Se dal punto di vista tecnologico, per la sua adozione saranno necessari ingenti investimenti e dovranno essere superate barriere all’ingresso che ne agevolino la diffusione, non meno complesse sono quindi le problematiche normative. «Il settore bancario non può essere trasformato dal giorno alla notte – fa notare Pernigo – È una realtà con decenni di esperienza alle spalle e standard di comunicazione ben definiti. E lo stesso vale per il settore legale, assicurativo, contabile. La blockchain rende possibili, ad esempio, gli smart contract, ossia quei contratti che in qualche modo possono essere completamente digitalizzati». Come per i bitcoin anche per gli smart contract il possesso è rappresentato da un codice: perciò, continua il manager, «non essendoci una controparte centrale o una banca responsabile, in caso di furto, smarrimento o distruzione del codice, il possessore perde la titolarità del bene, in poche parole perde tutto». Da qui la necessità di procedere con cautela.

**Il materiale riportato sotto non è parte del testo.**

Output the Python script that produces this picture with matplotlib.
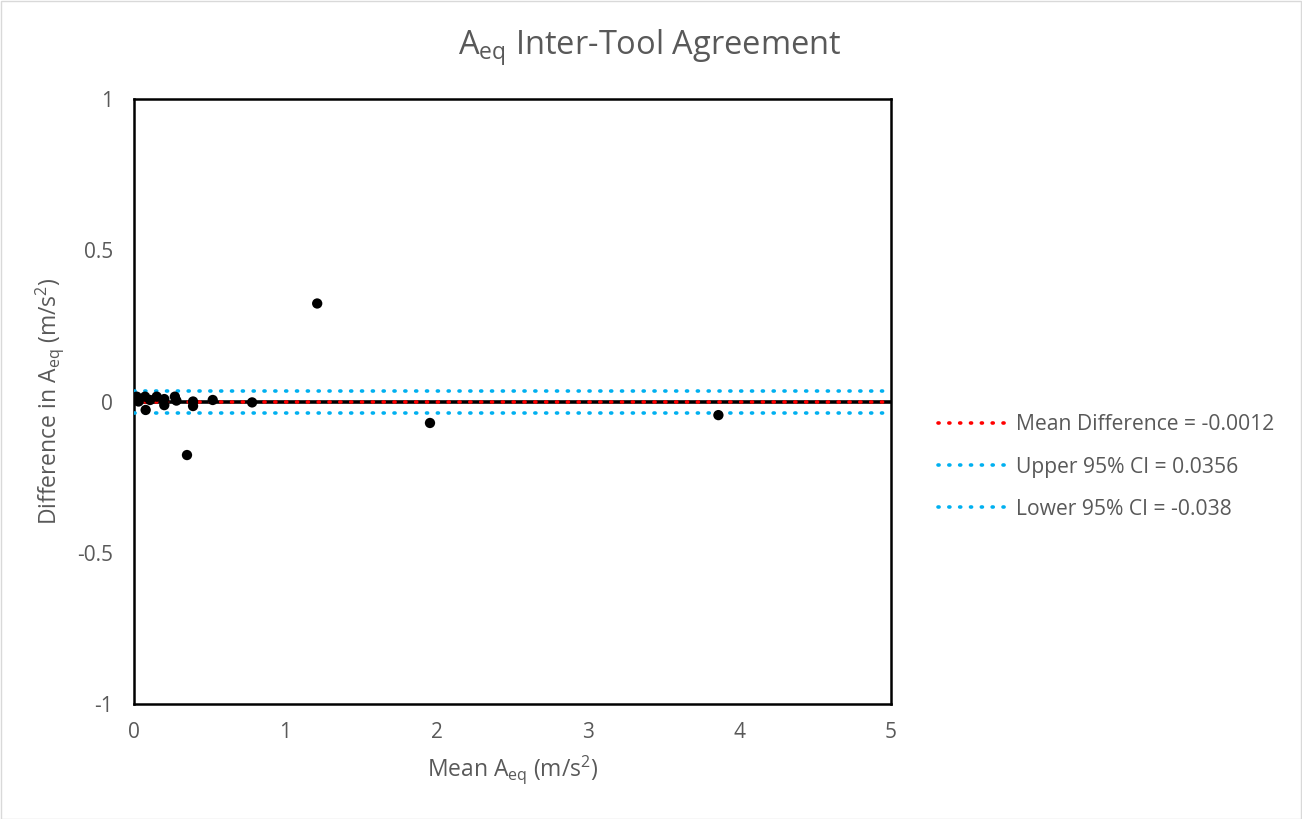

Siamo dunque all’alba del cosiddetto regtech: ovvero tecnologie concepite per risolvere problematiche di tipo regolatorio e di conformità normativa. Insomma, in un futuro prossimo venturo i professionisti del diritto, oltre al latino di Ulpiano e al Legal English, dovranno acquisire dimestichezza con i protocolli informatici. Si capisce quindi che sarà fondamentale avere nello stesso tempo un alto grado di innovazione giuridica che permetta di convertire in digitale ciò che tradizionalmente è stato fisico o è stato centralizzato da specifiche autorità: certificazioni di proprietà, brevetti, ipoteche, fideiussioni, per fare qualche esempio. Non è certo un processo rapido né tantomeno può essere frettoloso. «Questi motivi – conclude Curti – ci portano a ritenere che potremo cominciare ad apprezzare gli impatti legati all’adozione diffusa di questa tecnologia nel medio-lungo termine».